The short answer is it will to a fairy small degree. The effects will be noticable in the long run.

I would personally suggest the i3 7100, its 3.9GHz single score speed will help with any single threaded components, and the hyper threading will give it some advantage over the Pentium. It’s still a decent bit cheaper than the i5 (which is slower in single threaded parts).

If rendering is your main objective, than I think the i3 would be a good fit, and the higher clock speed better than a slow i5. A faster i5/i7 would be better, but your paying more than twice the i3.

Whilst 3 cards will make the render go faster, with animations, it is MUCH more efficient to split the render up over 3 blenders (1gpu per blender) then to get all 3 gpus working on the same frame. Why? because say there is one particularly hard tile to render (much more complex then all of the others), that could mean that 1 gpu is cranking away on that, whilst the other two are sitting idle. In our real world scenarios, if 1 gpu is 100% speed, 2 gpus, same frame is 145% faster, whilst 2 gpus different frames gave us a speed up of 189%. This is on first gen i7 quad core (core i7 920).

If you are sinking this much into a rig, you dont want it to be bottle necked. I would highly suggest switching to a quad core (ryzen 3 sticks out to me) type scenario.

> If rendering is your main objective, than I think the i3 would be a good fit, and the higher clock speed better than a slow i5. A faster i5/i7 would be better, but your paying more than twice the i3.

A lot of the CPU bound processes with rendering (BVH building / image loading / compositing) are multithreaded which would take advantage of the more cores. Especially if there are 3 gpus with 3 separate blenders running you dont want to skimp out on this!

EDIT: Because people are asking about how to do this.

the easiest way is to save your file with output directory set (and rendering to frames) and that the interface gets locked during render (makes it go faster – https://gooseberry.blender.org/wp-content/uploads/2015/02/locked_interface.png ).

open it up in a secondblender, in each blender in the user prefs select one GPU (so for blender 1, select only gpu 1, blender 2 select only gpu.
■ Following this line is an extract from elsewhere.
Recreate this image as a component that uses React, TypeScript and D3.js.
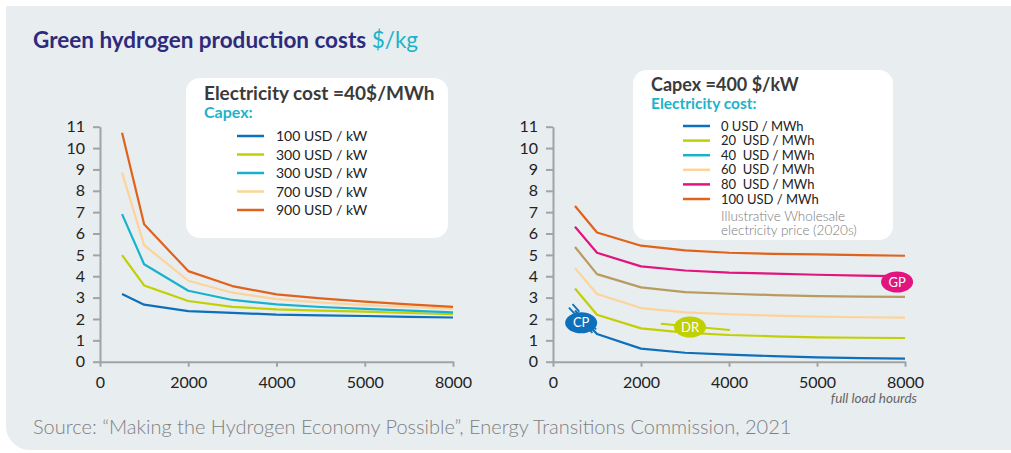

Then hit render animation in both blenders. Alternatively instead of hitting render animation, you can render via python console (slightly faster) by typing in the command bpy.ops.render.render(animation=True)

Can you explain in more detail how can I do that? Perhaps also point me to a tutorial?

I just browsed eBay for used CPU/Motherboard/RAM combos and found some good offers for i7-4770K/90K, motherboard and 16GB of RAM. I’m sure that when the time comes to build my second PC, I’ll be able to find a good offer there. For now I’ll concentrate in filling my main PC with GPUs. Thanks everybody for your answers.